# Introduction

In this project, we aim to address the usage of topic-modelling in a cybersecurity dataset. We based this project on the work done by a previous year group [linked here](https://github.com/xiaozhang-github), though we take a different approach to solving a similar problem. The problem in question is: using the Enron email dataset, can we use topic-modelling to classify emails into spam/ham, and how effectively can we do this?

### Initial Plan

Our initial proposed idea was to use Topic Models to enhance the performance of a spam/ham classifier on the Enron email dataset and in doing so compare the performance increase (if any) that different topic models gave. The general idea was to use a Topic Model to assign each document and create a `topic` feature vector to add to the original dataset and run the classifier on. This would be akin to a semi-supervised approach to learning how to classify spam/ham and we hoped to see what the results of this approach would be. Our thinking was that this approach would give some intuition as to what each topic corresponds to and enable us to measure how informative each Topic Model was through the comparison of performance increase and feature importance.

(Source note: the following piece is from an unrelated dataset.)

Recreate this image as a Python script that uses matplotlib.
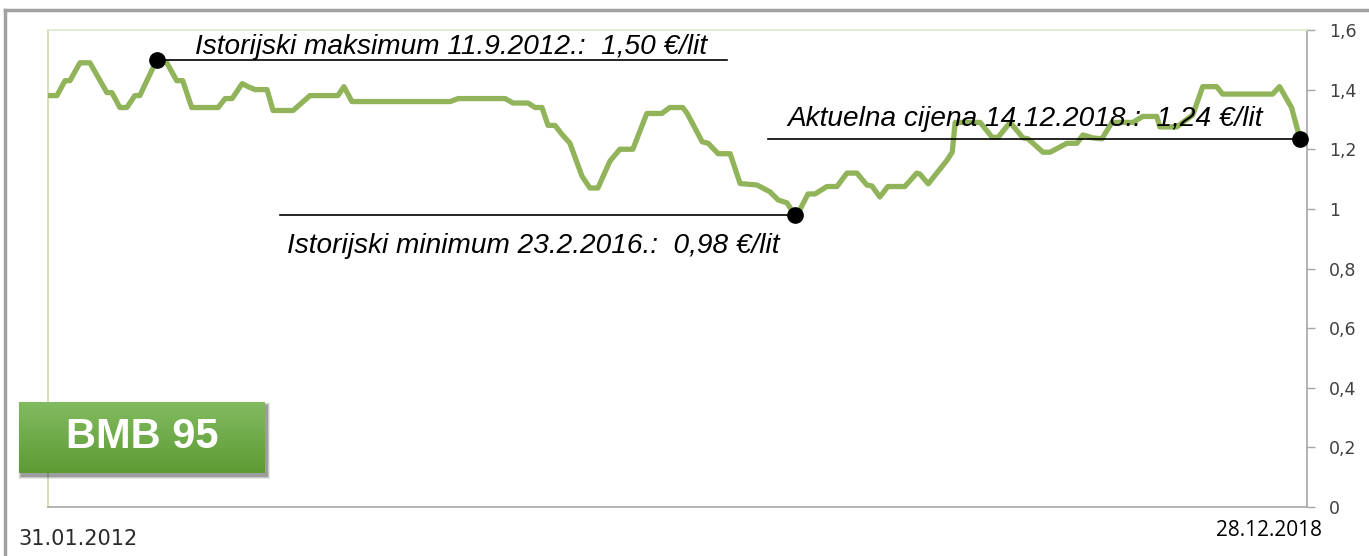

However, we partly abandoned this approach because it quickly turned into a feature-engineering problem wherein we needed to create features for each set of emails that was not generated by our topic models. We initially considered:
- Word count
- Count of capital letters
    - Count of consecutive capital letters
- Appearance/count of 're:' or 'fw:' in the emails
- Misspelling count

as possible features to feed to a classifier such as SVM, assess its performance, and then apply a topic model to generate more features and assess the outcome. 

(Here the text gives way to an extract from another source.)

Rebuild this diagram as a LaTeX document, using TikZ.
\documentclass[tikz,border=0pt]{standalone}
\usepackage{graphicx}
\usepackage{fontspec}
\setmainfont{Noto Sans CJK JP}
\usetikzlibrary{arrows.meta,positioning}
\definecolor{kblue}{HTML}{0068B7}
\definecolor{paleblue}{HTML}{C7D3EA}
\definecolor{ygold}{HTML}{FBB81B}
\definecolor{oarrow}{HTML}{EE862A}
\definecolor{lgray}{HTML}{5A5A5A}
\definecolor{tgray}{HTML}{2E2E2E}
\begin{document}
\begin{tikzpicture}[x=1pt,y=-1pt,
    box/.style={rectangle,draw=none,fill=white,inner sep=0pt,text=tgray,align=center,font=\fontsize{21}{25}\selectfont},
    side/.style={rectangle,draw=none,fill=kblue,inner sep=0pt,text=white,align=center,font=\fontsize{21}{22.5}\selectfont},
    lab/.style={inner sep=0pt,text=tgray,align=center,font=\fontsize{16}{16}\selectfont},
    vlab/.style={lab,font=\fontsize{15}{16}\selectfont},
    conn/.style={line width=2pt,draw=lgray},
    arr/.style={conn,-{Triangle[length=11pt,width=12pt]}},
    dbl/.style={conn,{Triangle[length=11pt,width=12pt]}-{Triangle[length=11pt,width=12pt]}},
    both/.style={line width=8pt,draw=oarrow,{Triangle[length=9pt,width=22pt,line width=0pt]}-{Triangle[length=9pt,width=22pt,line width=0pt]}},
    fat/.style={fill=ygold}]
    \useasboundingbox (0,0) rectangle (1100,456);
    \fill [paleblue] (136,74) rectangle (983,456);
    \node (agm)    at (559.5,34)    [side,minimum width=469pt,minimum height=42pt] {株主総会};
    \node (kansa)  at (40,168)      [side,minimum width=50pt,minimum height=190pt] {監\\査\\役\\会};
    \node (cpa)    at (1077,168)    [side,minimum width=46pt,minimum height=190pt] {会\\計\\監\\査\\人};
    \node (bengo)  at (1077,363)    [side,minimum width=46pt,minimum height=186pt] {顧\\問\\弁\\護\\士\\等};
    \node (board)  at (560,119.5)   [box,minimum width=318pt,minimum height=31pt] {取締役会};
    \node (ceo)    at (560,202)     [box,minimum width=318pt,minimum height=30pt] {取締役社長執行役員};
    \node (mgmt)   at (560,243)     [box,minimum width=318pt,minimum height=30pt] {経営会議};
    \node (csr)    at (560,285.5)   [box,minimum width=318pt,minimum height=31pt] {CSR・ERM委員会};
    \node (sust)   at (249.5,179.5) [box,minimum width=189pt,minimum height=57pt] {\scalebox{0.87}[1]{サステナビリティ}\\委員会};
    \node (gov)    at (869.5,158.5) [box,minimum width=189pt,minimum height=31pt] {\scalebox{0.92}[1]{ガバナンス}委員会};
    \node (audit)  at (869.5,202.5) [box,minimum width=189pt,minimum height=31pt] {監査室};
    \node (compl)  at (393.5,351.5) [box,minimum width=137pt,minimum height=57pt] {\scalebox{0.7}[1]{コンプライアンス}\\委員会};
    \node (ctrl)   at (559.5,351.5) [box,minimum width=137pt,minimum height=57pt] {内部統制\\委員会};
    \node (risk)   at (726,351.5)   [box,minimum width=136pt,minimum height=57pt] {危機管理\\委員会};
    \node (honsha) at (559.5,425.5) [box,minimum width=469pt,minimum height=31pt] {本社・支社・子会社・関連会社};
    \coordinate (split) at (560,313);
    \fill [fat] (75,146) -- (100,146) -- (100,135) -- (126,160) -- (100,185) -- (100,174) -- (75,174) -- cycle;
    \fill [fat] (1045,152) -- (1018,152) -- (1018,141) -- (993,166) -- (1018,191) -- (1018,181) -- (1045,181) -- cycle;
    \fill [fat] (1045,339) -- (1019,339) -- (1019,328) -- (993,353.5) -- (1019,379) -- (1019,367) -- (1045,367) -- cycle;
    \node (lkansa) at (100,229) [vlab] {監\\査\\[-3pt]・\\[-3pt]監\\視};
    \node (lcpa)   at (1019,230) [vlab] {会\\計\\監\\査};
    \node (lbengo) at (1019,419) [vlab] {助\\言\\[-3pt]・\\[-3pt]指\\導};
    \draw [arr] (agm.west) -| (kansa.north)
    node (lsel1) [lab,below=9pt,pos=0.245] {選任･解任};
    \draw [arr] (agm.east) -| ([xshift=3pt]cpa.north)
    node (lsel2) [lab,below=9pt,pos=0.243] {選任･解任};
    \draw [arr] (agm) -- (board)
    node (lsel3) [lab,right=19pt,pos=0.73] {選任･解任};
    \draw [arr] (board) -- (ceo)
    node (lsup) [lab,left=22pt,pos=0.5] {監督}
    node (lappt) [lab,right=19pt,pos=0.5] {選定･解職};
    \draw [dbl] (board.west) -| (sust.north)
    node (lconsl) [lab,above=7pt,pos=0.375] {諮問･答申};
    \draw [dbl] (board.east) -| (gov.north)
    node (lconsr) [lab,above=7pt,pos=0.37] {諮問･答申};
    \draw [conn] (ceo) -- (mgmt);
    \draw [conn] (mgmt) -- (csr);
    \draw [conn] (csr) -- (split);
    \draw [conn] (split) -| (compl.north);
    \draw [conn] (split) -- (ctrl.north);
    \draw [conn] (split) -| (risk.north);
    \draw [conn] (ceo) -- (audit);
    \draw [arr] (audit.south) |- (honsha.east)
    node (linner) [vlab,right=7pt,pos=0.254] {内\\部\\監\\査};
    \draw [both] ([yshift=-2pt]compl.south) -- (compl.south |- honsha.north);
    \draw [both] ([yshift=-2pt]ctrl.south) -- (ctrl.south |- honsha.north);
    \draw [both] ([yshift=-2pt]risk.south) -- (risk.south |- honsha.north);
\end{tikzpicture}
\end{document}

However, it was unclear if this would be a sufficient amount of features, and applyin them correctly was going to take us too much time and go beyond the scope of this assignment. Instead, we went with a different approach:

### Our Decided Approach

We decided to use different topic models both as classifiers and as feature generators for a separate classifier. We look at:
  - Term Frequency
    - Term frequency is often used as part of tf-idf for topic modelling.
    - We use term frequency as 'null model' of sorts by using term frequencies as features for an SVM classifier.
  - Latent Dirichlet Allocation (LDA) modelling: 
    - Here we explore how LDA works, take a brief look at the topics that it generates and the coherence of those topics. 
    - We look at spam prevalence in a topic as an indication of it being a spam/ham topic and use lda probabilities for those topics to assign spam/ham predictions
    - We use LDA probabilities as features for a custom simple classifier and an SVM and assess their performance individually and in comparison to the way we used LDA as a classifier.
  - Hierarchical Dirichlet Process (HDP) modelling:
    - We use HDP similarly to how we used LDA in creating custom classifiers.
    - We use HDP features to feed to multiple classifiers such as SVM, Random Forests, and Voting models.
    - We assess these performances individually and against one another.
    
By doing so we create classifiers that can predict ham/spam and compare their performance using a decided metric, which in our case is ROC curves and AUC scores for ease of comparability across multiple models. More importantly, we should be able to explore how topic models play a role in this and how to better understand them through adjusting their parameters for improved performance. However,o ur goal is not necessarily to create a winning classifier but to rather assess topic models as classifiers and feature generators for other classifiers.